The THEMIS all-sky imagers form a network of nonfiltered cameras that spans North America. Previous results have shown that the optical intensity of a single ground camera with a green filter can be used to find a reasonable estimate of Pedersen conductance. Therefore we asked whether THEMIS white-light cameras could measure the conductance as precisely as radars can, but at multiple locations across a continent. We found that the conductance estimated by one THEMIS camera has an uncertainty of 40% compared to the radar estimates on a spatial scale of 10 – 100 km and a timescale of 10 minutes.
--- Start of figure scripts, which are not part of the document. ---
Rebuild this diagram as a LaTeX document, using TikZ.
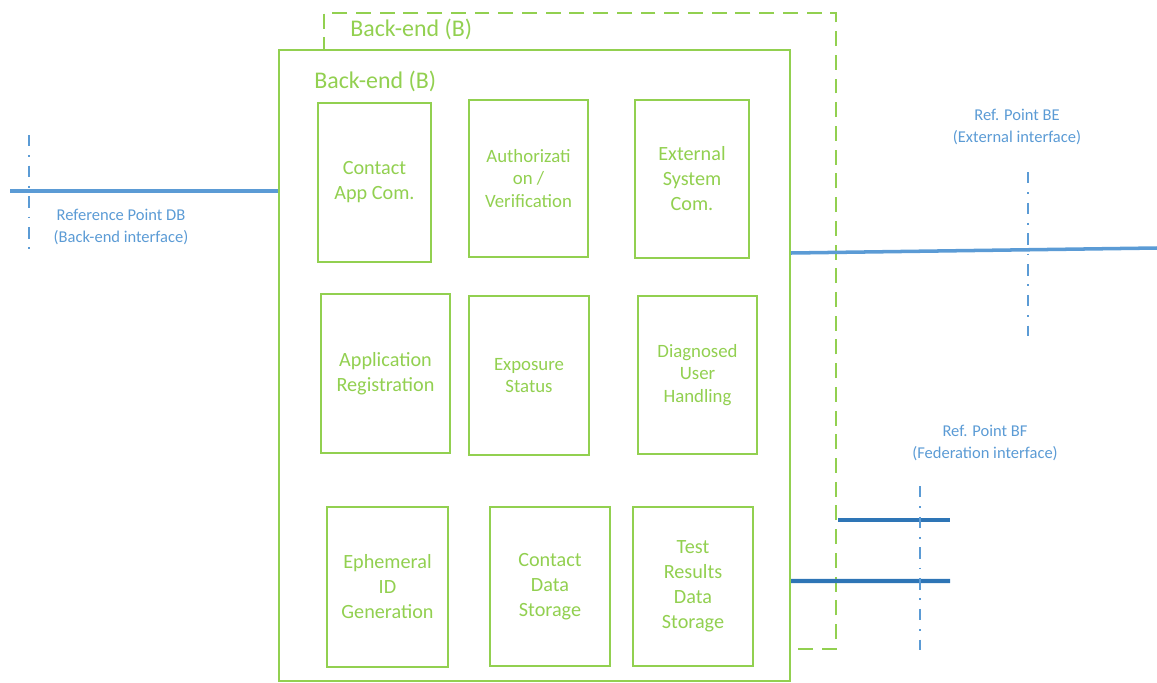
\documentclass[tikz,border=0pt]{standalone}
\usepackage{fontspec}
\setmainfont{Carlito}
\usepackage{xcolor}
\usetikzlibrary{positioning}
\definecolor{begreen}{RGB}{146,208,80}
\definecolor{ifblue}{RGB}{91,155,213}
\definecolor{ifdark}{RGB}{46,117,182}

\begin{document}
\begin{tikzpicture}[x=0.02cm, y=-0.02cm]
\tikzset{
  block/.style={draw=begreen, line width=1.1pt, text=begreen, align=center, inner sep=0pt,
    minimum width=2.4cm, minimum height=3.18cm, font=\fontsize{11.5}{14.2}\selectfont},
  smalltext/.style={font=\fontsize{10.7}{12.9}\selectfont},
  title/.style={text=begreen, anchor=west, inner sep=0pt, font=\fontsize{13.6}{16}\selectfont},
  iface/.style={draw=ifblue, line width=2pt},
  fed/.style={draw=ifdark, line width=2.4pt},
  refline/.style={draw=ifblue, line width=1.6pt, dash pattern=on 6.5pt off 5pt on 1pt off 5pt},
  reflabel/.style={text=ifblue, align=center, font=\fontsize{9.4}{12.8}\selectfont}
}
\useasboundingbox (0,0) rectangle (1157,683);

% back-end frames
\node[draw=begreen, line width=1.4pt, dash pattern=on 8.5pt off 5pt, minimum width=10.24cm, minimum height=12.72cm] (outer) at (580,331) {};
\node[draw=begreen, fill=white, line width=1.4pt, minimum width=10.22cm, minimum height=12.62cm] (be) at (534.5,365.5) {};
\node[title] (outertitle) at (350,29) {Back-end (B)};
\node[title] (betitle) at (314,81) {Back-end (B)};

% functional blocks
\node[block, minimum width=2.26cm] (contactapp) at (374.5,182.5) {Contact\\App Com.};
\node[block, smalltext, minimum width=2.38cm, minimum height=3.14cm] (auth) at (528.5,178.5) {Authorizati\\on /\\Verification};
\node[block, minimum width=2.28cm, minimum height=3.16cm] (external) at (692,179) {External\\System\\Com.};
\node[block, minimum width=2.58cm] (appreg) at (385.5,373.5) {Application\\Registration};
\node[block, smalltext] (exposure) at (529,375.5) {Exposure\\Status};
\node[block, smalltext, minimum width=2.38cm, minimum height=3.16cm] (diagnosed) at (697.5,375) {Diagnosed\\User\\Handling};
\node[block, minimum width=2.42cm, minimum height=3.2cm] (ephemeral) at (387.5,587) {Ephemeral\\ID\\Generation};
\node[block] (contactdata) at (550,586.5) {Contact\\Data\\Storage};
\node[block] (testresults) at (693,586.5) {Test\\Results\\Data\\Storage};

% reference point DB
\coordinate (dbend) at (10,191);
\coordinate (dbtop) at (29,135);
\coordinate (dbbot) at (29,250);
\draw[iface] (dbend) -- (dbend -| be.west);
\draw[refline] (dbtop) -- (dbbot);
\node[reflabel] (dblabel) at (121,227) {Reference Point DB\\(Back-end interface)};

% reference point BE
\coordinate (beend) at (1157,248);
\coordinate (betop) at (1028,172);
\coordinate (bebot) at (1028,336);
\draw[iface] (be.east) ++(0,-112.5) -- (beend);
\draw[refline] (betop) -- (bebot);
\node[reflabel] (belabel) at (1017,127) {Ref. Point BE\\(External interface)};

% reference point BF
\coordinate (bfend1) at (950,520);
\coordinate (bfend2) at (950,581);
\coordinate (bftop) at (920,486);
\coordinate (bfbot) at (920,650);
\draw[fed] (outer.east) ++(1,189) -- (bfend1);
\draw[fed] (be.east) ++(0,215.5) -- (bfend2);
\draw[refline] (bftop) -- (bfbot);
\node[reflabel] (bflabel) at (985,443) {Ref. Point BF\\(Federation interface)};
\end{tikzpicture}
\end{document}
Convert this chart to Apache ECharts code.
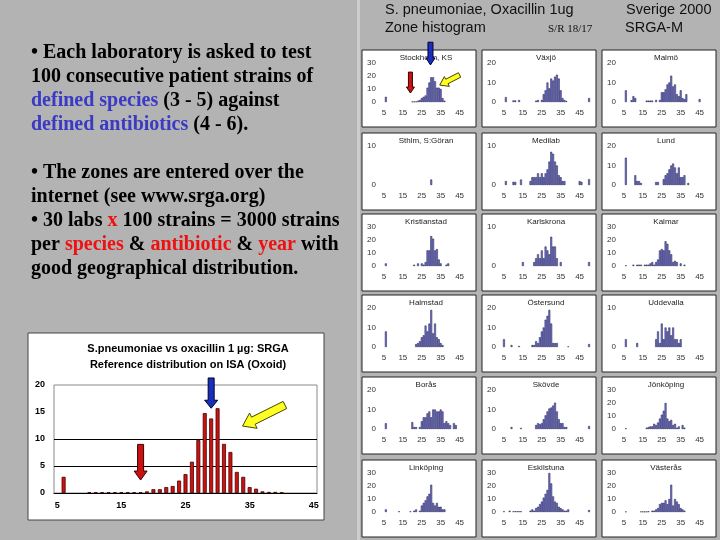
<!DOCTYPE html>
<html><head><meta charset="utf-8">
<script src="https://cdn.jsdelivr.net/npm/echarts@6/dist/echarts.min.js"></script>
<style>html,body{margin:0;padding:0;background:#b3b3b3}#c{width:720px;height:540px}</style>
</head><body><div id="c"></div>
<script>
// ---- Reference distribution (big chart) ----
const bigZones = [5,6,7,8,9,10,11,12,13,14,15,16,17,18,19,20,21,22,23,24,25,26,27,28,29,30,31,32,33,34,35,36,37,38,39,40,41,42,43,44,45];
const refDistribution = [[6,3.0],[10,0.15],[11,0.15],[12,0.15],[13,0.15],[14,0.15],[15,0.15],[16,0.15],[17,0.15],[18,0.15],[19,0.3],[20,0.7],[21,0.7],[22,1.1],[23,1.3],[24,2.3],[25,3.5],[26,5.8],[27,9.8],[28,14.8],[29,13.8],[30,15.7],[31,9.1],[32,7.6],[33,3.9],[34,3.0],[35,1.1],[36,0.8],[37,0.3],[38,0.2],[39,0.2],[40,0.1]];

// ---- Lab zone histograms (small charts) ----
const smallZones = [5,6,7,8,9,10,11,12,13,14,15,16,17,18,19,20,21,22,23,24,25,26,27,28,29,30,31,32,33,34,35,36,37,38,39,40,41,42,43,44,45,46,47,48,49,50];
const labNames = ['Stockholm, KS','Växjö','Malmö','Sthlm, S:Göran','Medilab','Lund','Kristianstad','Karlskrona','Kalmar','Halmstad','Östersund','Uddevalla','Borås','Skövde','Jönköping','Linköping','Eskilstuna','Västerås'];
const labYMax = [30,20,20,10,10,20,30,10,30,20,20,10,20,20,30,30,30,30];

const stockholmKS = [[6,4],[20,0.3],[21,0.3],[22,0.3],[23,1],[24,1.5],[25,3],[26,4],[27,5],[28,11],[29,15],[30,19],[31,19],[32,16],[33,11],[34,11],[35,10],[36,3],[37,1]];
const vaxjo = [[6,2.5],[10,0.8],[11,0.8],[13,1],[22,0.7],[23,1],[25,1],[26,4],[27,6],[28,10],[29,7],[30,12],[31,11],[32,13],[33,14],[34,12],[35,6],[36,2],[37,1],[38,0.5],[50,2]];
const malmo = [[6,6],[9,1],[10,3],[11,2],[17,0.7],[18,0.7],[19,0.7],[20,0.7],[22,1],[24,1],[25,5],[26,5],[27,6.5],[28,9],[29,10],[30,13.5],[31,8],[32,9],[33,4],[34,3],[35,6],[36,2],[37,1.5],[38,4],[45,1.5]];
const sthlmSGoran = [[30,1.4]];
const medilab = [[6,1],[10,0.8],[11,0.8],[14,1.4],[19,1],[20,2],[21,2],[22,2],[23,3],[24,2],[25,3],[26,2],[27,3],[28,4],[29,6],[30,8.5],[31,8],[32,6],[33,5],[34,2.5],[35,2],[36,1],[37,1],[45,1],[46,0.8],[50,1.5]];
const lund = [[6,14],[11,5],[12,2],[13,2],[14,1],[22,1.5],[23,1.5],[26,3],[27,5],[28,6],[29,8],[30,10],[31,11],[32,9],[33,6],[34,9],[35,4],[36,4],[37,5],[39,1]];
const kristianstad = [[6,2],[21,1],[23,2],[25,2],[26,1],[27,3],[28,12],[29,12],[30,23],[31,21],[32,12],[33,13],[34,5],[35,2],[38,1],[39,2]];
const karlskrona = [[15,1],[21,1],[22,2],[23,3],[24,2],[25,4],[26,2],[27,5],[28,4],[29,3],[30,7.5],[31,5],[32,5],[33,2],[35,1],[50,1]];
const kalmar = [[6,0.5],[10,1],[12,1],[13,1],[14,1],[16,1],[17,1],[18,1],[19,2],[20,3],[21,1],[22,3],[23,5],[24,12],[25,13],[26,12],[27,19],[28,17],[29,12],[30,9],[31,3],[32,4],[33,3],[35,2],[37,1]];
const halmstad = [[6,8],[22,1.5],[23,2],[24,3],[25,5],[26,6],[27,11],[28,8],[29,12],[30,19],[31,7],[32,12],[33,5],[34,4],[35,2],[36,1]];
const ostersund = [[5,4],[9,1],[13,0.5],[20,1],[21,1],[22,3],[23,2],[24,5],[25,8],[26,10],[27,14],[28,16],[29,19],[30,12],[31,2],[32,2],[33,2],[39,0.3],[50,1.5]];
const uddevalla = [[6,2],[12,1],[22,2],[23,4],[24,1],[25,6],[26,2],[27,5],[28,4],[29,5],[30,3],[31,5],[32,2],[33,2],[34,1],[35,2]];
const boras = [[6,3],[20,3.5],[21,1],[22,1],[24,1],[25,4],[26,6],[27,6],[28,8],[29,9],[30,6],[31,10],[32,10],[33,9],[34,9],[35,10],[36,9],[37,3],[38,4],[39,3],[40,2],[42,3],[43,2]];
const skovde = [[9,1],[14,0.5],[22,2],[23,3],[24,2.5],[25,3],[26,5],[27,7],[28,9],[29,10.5],[30,11],[31,12],[32,13.5],[33,9],[34,5],[35,3],[36,3],[37,1],[38,1],[50,1.5]];
const jonkoping = [[6,0.5],[17,1],[18,1.5],[19,2],[20,2],[21,4],[22,3],[23,5],[24,8],[25,11],[26,14],[27,20],[28,8],[29,6],[30,7],[31,3],[32,4],[33,1],[34,2],[36,3],[37,1]];
const linkoping = [[6,2],[13,0.5],[19,0.5],[21,1],[22,2],[24,1],[25,5],[26,7],[27,9],[28,12],[29,14],[30,21],[31,7],[32,5],[33,7],[34,4],[35,4],[36,2],[37,2]];
const eskilstuna = [[5,0.5],[8,1],[10,0.5],[11,0.5],[12,0.5],[13,0.5],[14,0.5],[19,1],[20,2],[21,1],[22,3],[23,4],[24,6],[25,8],[26,11],[27,14],[28,17],[29,30],[30,22],[31,12],[32,8],[33,7],[34,4],[35,3],[36,2],[37,1],[38,1],[39,2],[50,1.5]];
const vasteras = [[6,0.3],[14,0.3],[15,0.3],[16,0.3],[17,0.3],[18,0.5],[20,1],[21,1],[22,2],[23,3],[24,6],[25,7],[26,7],[27,9],[28,6],[29,10],[30,21],[31,5],[32,10],[33,8],[34,6],[35,3],[36,2],[37,1]];
const labSeries = [stockholmKS,vaxjo,malmo,sthlmSGoran,medilab,lund,kristianstad,karlskrona,kalmar,halmstad,ostersund,uddevalla,boras,skovde,jonkoping,linkoping,eskilstuna,vasteras];

// ---- Arrow annotations: [zone, value] tail -> tip ----
const bigRedArrow = [[18,9.0],[18,2.4]];
const bigBlueArrow = [[29,21.3],[29,15.7]];
const bigYellowArrow = [[40.5,16.3],[33.9,12.4]];
const smallRedArrow = [[19,23],[19,6.9]];
const smallBlueArrow = [[29.6,46],[29.6,28.5]];
const smallYellowArrow = [[45,20.8],[34.5,13]];

// ---- layout ----
const panelLeft = [362, 482, 602];
const panelTop = [50, 133, 214, 295, 377, 460];
const PW = 114, PH = 77;
const SANS = '"Liberation Sans", Arial, sans-serif';
const SERIF = '"Liberation Serif", "Times New Roman", serif';

function toSeries(pairs, zones) {
  return zones.map(z => { const f = pairs.find(p => p[0] === z); return f ? f[1] : '-'; });
}

const chart = echarts.init(document.getElementById('c'), null, {renderer: 'canvas'});

const grids = [{left: 54, top: 385, width: 263, height: 108, show: true, borderColor: '#8a8a8a', borderWidth: 1, backgroundColor: '#fff'}];
const xAxes = [{type: 'category', gridIndex: 0, data: bigZones, boundaryGap: true,
  axisLine: {lineStyle: {color: '#000', width: 1}}, axisTick: {show: false},
  axisLabel: {interval: 9, fontSize: 9, fontWeight: 'bold', color: '#000', fontFamily: SANS, margin: 8}}];
const yAxes = [{type: 'value', gridIndex: 0, min: 0, max: 20, interval: 5,
  axisLine: {show: false}, axisTick: {show: false},
  splitLine: {show: true, lineStyle: {color: ['rgba(0,0,0,0)', '#000', '#000', 'rgba(0,0,0,0)', 'rgba(0,0,0,0)'], width: 1}},
  axisLabel: {fontSize: 9, fontWeight: 'bold', color: '#000', fontFamily: SANS, margin: 9}}];
const series = [{type: 'bar', xAxisIndex: 0, yAxisIndex: 0, data: toSeries(refDistribution, bigZones), barWidth: '62%',
  itemStyle: {color: '#cc1111', borderColor: '#4a0000', borderWidth: 0.8}}];

const graphics = [];
graphics.push({id: 'sep', type: 'rect', shape: {x: 357, y: 0, width: 3, height: 540}, style: {fill: '#cdcdcd'}, z: -20, silent: true});
graphics.push({id: 'bigpanel', type: 'rect', shape: {x: 28, y: 333, width: 296, height: 187}, style: {fill: '#fff', stroke: '#444', lineWidth: 1}, z: -10, silent: true});

labNames.forEach((name, i) => {
  const row = Math.floor(i / 3), col = i % 3;
  const L = panelLeft[col], T = panelTop[row];
  const g = i + 1;
  graphics.push({id: 'panel' + i, type: 'rect', shape: {x: L, y: T, width: PW, height: PH}, style: {fill: '#fff', stroke: '#222', lineWidth: 1}, z: -10, silent: true});
  graphics.push({id: 'ttl' + i, type: 'text', x: L + 64, y: T + 8, z: 10, silent: true,
    style: {text: name, fontSize: 8, fontFamily: SANS, fill: '#222', align: 'center', verticalAlign: 'middle'}});
  grids.push({left: L + 21, top: T + 13, width: 87, height: 39});
  xAxes.push({type: 'category', gridIndex: g, data: smallZones, boundaryGap: true,
    axisLine: {show: false}, axisTick: {show: false},
    axisLabel: {interval: (idx, v) => ((Number(v) - 5) % 10 === 0 && Number(v) <= 45), fontSize: 8, color: '#333', fontFamily: SANS, margin: 7}});
  yAxes.push({type: 'value', gridIndex: g, min: 0, max: labYMax[i], interval: 10,
    axisLine: {show: false}, axisTick: {show: false}, splitLine: {show: false},
    axisLabel: {fontSize: 8, color: '#333', fontFamily: SANS, margin: 7}});
  series.push({type: 'bar', xAxisIndex: g, yAxisIndex: g, data: toSeries(labSeries[i], smallZones), barCategoryGap: '0%',
    itemStyle: {color: '#7a7ae2', borderColor: '#14143a', borderWidth: 0.5}});
});

// big chart titles
graphics.push({id: 'bt1', type: 'text', x: 188, y: 349, z: 10, silent: true,
  style: {text: 'S.pneumoniae vs oxacillin 1 µg: SRGA', fontSize: 11, fontWeight: 'bold', fontFamily: SANS, fill: '#000', align: 'center', verticalAlign: 'middle'}});
graphics.push({id: 'bt2', type: 'text', x: 188, y: 365, z: 10, silent: true,
  style: {text: 'Reference distribution on ISA (Oxoid)', fontSize: 11, fontWeight: 'bold', fontFamily: SANS, fill: '#000', align: 'center', verticalAlign: 'middle'}});

// header
const hdr = [
  ['h1', 'S. pneumoniae, Oxacillin 1ug', 385, 10, 14.5, SANS],
  ['h2', 'Zone histogram', 385, 28, 14.5, SANS],
  ['h3', 'S/R 18/17', 548, 29, 11, SERIF],
  ['h4', 'Sverige 2000', 626, 10, 14.5, SANS],
  ['h5', 'SRGA-M', 625, 28, 14.5, SANS]
];
hdr.forEach(h => graphics.push({id: h[0], type: 'text', x: h[2], y: h[3], z: 10, silent: true,
  style: {text: h[1], fontSize: h[4], fontFamily: h[5], fill: '#111', verticalAlign: 'middle'}}));

// left paragraph
const BLUE = '#3a3ac4', RED = '#ee1111';
const PF = 20;
const richStyles = {
  b: {fill: BLUE, fontSize: PF, fontWeight: 'bold', fontFamily: SERIF},
  r: {fill: RED, fontSize: PF, fontWeight: 'bold', fontFamily: SERIF}
};
const paraLines = [
  ['• Each laboratory is asked to test', 53],
  ['100 consecutive patient strains of', 77],
  ['{b|defined species} (3 - 5) against', 101],
  ['{b|defined antibiotics} (4 - 6).', 125],
  ['• The zones are entered over the', 173],
  ['internet (see www.srga.org)', 197],
  ['• 30 labs {r|x} 100 strains = 3000 strains', 221],
  ['per {r|species} & {r|antibiotic} & {r|year} with', 245],
  ['good geographical distribution.', 269]
];
paraLines.forEach((l, k) => graphics.push({id: 'p' + k, type: 'text', x: 31, y: l[1], z: 10, silent: true,
  style: {text: l[0], fontSize: PF, fontWeight: 'bold', fontFamily: SERIF, fill: '#000', verticalAlign: 'middle', rich: richStyles}}));

chart.setOption({
  animation: false,
  backgroundColor: '#b3b3b3',
  grid: grids, xAxis: xAxes, yAxis: yAxes, series: series,
  graphic: {elements: graphics}
});

// ---- arrows positioned through the chart's own coordinate system ----
function toPx(g, zone, val, z0) {
  const f = Math.floor(zone), t = zone - f;
  const a = chart.convertToPixel({gridIndex: g}, [f - z0, val]);
  if (t === 0) return a;
  const b = chart.convertToPixel({gridIndex: g}, [f + 1 - z0, val]);
  return [a[0] + (b[0] - a[0]) * t, a[1]];
}
function arrowPts(p1, p2, sw, hw, hl) {
  const dx = p2[0] - p1[0], dy = p2[1] - p1[1];
  const len = Math.sqrt(dx * dx + dy * dy);
  const ux = dx / len, uy = dy / len, nx = -uy, ny = ux;
  const bx = p2[0] - ux * hl, by = p2[1] - uy * hl;
  return [
    [p1[0] + nx * sw / 2, p1[1] + ny * sw / 2],
    [bx + nx * sw / 2, by + ny * sw / 2],
    [bx + nx * hw / 2, by + ny * hw / 2],
    [p2[0], p2[1]],
    [bx - nx * hw / 2, by - ny * hw / 2],
    [bx - nx * sw / 2, by - ny * sw / 2],
    [p1[0] - nx * sw / 2, p1[1] - ny * sw / 2]
  ];
}
function arrow(id, g, z0, spec, sw, hw, hl, fill, stroke) {
  const p1 = toPx(g, spec[0][0], spec[0][1], z0), p2 = toPx(g, spec[1][0], spec[1][1], z0);
  return {id: id, type: 'polygon', z: 50, silent: true, shape: {points: arrowPts(p1, p2, sw, hw, hl)},
    style: {fill: fill, stroke: stroke, lineWidth: 1}};
}
chart.setOption({graphic: {elements: [
  arrow('aBR', 0, 5, bigRedArrow, 6, 13, 9, '#cc1111', '#3a0000'),
  arrow('aBB', 0, 5, bigBlueArrow, 6, 13, 8, '#1a2fb8', '#000033'),
  arrow('aBY', 0, 5, bigYellowArrow, 8, 17, 12, '#ffff22', '#444400'),
  arrow('aSR', 1, 5, smallRedArrow, 4, 8, 6, '#cc1111', '#3a0000'),
  arrow('aSB', 1, 5, smallBlueArrow, 5, 9, 7, '#1a2fb8', '#000033'),
  arrow('aSY', 1, 5, smallYellowArrow, 5, 11, 8, '#ffff22', '#444400')
]}});
</script></body></html>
In addition, our results indicate that the THEMIS camera network could identify regions of high and low Pedersen conductance on even finer spatio-temporal scales. This means we can use the THEMIS network, and its data archive, to learn more about how much substorms heat up the atmosphere and how complicated and changeable this behaviour is.
For more information please see the paper below:
“How well can we estimate Pedersen conductance from the THEMIS white‐light all‐sky cameras?”, M. M. Lam , M. P. Freeman, C. M. Jackman, I. J. Rae, N. M. E. Kalmoni, J. K. Sandhu, C. Forsyth. Journal of Geophysical Research. https://doi.org/10.1029/2018JA026067
Figure caption: (a) Absolute difference between camera- and radar-derived 1 min Pedersen conductance (black solid) and the effect of different temporal smoothing (coloured broken). (b) As for a, but for the relative difference between camera- and radar-derived Pedersen conductance (normalised to the radar conductance). (c) Comparison of camera-derived and radar-derived Pedersen conductance values for days with different geomagnetic conditions as indicated by Kp: 1 min radar values (blue crosses), 1 min radar values smoothed over 10 min (red diamonds), and 1 min values derived from camera intensity (black squares).